● **Dataset records**:
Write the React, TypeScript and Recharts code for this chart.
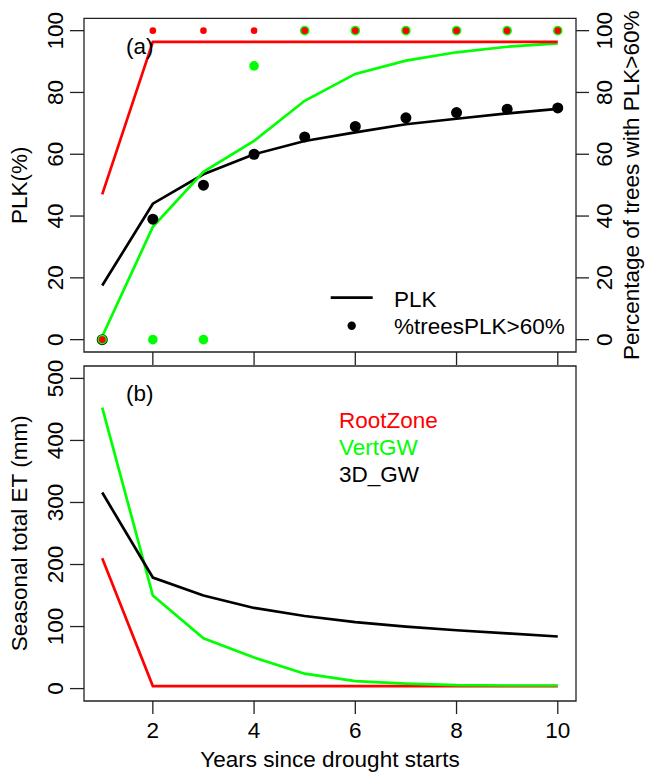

---

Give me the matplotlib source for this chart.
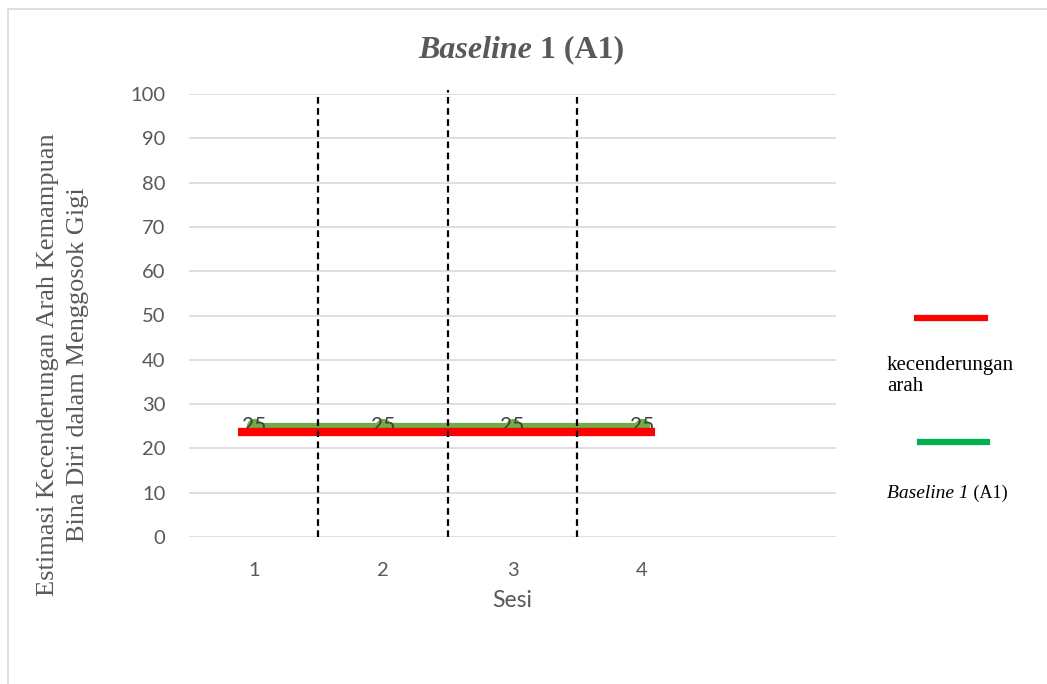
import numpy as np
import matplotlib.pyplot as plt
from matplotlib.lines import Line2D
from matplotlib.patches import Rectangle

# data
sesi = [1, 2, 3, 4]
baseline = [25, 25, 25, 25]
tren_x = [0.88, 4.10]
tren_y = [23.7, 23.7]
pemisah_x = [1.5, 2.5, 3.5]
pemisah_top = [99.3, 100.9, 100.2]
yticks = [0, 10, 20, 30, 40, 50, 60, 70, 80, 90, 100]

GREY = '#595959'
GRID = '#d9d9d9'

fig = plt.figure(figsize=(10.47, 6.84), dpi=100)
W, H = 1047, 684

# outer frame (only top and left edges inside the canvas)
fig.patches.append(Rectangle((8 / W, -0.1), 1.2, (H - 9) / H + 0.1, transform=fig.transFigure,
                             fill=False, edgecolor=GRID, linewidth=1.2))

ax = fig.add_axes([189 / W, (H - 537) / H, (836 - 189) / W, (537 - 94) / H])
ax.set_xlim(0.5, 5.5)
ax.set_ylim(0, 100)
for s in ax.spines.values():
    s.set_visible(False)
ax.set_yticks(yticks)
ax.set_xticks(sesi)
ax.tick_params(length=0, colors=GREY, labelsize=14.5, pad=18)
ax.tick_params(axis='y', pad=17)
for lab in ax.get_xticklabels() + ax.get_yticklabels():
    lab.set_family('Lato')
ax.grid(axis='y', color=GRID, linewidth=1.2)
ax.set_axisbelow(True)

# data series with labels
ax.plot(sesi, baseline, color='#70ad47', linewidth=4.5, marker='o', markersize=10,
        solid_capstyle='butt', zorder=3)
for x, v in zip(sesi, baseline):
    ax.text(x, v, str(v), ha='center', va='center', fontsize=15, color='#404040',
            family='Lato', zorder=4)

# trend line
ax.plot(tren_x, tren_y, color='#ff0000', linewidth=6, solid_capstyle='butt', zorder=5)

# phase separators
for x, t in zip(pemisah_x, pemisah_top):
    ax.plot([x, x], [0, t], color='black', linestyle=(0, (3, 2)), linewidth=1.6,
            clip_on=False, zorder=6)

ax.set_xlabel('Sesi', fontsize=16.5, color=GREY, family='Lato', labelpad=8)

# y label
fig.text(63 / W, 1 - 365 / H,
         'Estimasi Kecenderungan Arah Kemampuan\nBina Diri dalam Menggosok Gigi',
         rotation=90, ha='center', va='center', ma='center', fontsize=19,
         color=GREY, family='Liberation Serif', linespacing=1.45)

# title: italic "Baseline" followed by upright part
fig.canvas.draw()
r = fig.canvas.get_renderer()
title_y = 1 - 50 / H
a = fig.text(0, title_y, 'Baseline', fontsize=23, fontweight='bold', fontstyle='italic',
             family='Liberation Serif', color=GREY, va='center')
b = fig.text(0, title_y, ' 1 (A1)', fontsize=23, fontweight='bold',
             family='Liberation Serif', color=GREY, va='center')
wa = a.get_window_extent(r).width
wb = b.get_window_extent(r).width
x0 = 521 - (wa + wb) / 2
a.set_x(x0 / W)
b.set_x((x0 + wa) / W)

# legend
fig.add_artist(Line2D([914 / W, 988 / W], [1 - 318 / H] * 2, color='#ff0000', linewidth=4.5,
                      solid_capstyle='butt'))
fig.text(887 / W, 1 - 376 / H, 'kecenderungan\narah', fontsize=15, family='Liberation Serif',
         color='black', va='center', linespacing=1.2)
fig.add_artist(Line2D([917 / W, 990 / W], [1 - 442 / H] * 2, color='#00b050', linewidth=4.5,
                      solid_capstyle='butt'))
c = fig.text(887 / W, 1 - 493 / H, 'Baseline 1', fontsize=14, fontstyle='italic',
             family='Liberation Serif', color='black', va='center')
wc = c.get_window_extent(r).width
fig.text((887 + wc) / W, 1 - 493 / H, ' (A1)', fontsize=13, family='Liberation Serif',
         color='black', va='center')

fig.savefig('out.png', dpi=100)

● **Problem statement**: Reply with nothing except the number of lines in the listing above that include "matplotlib".

● **Final result**: 4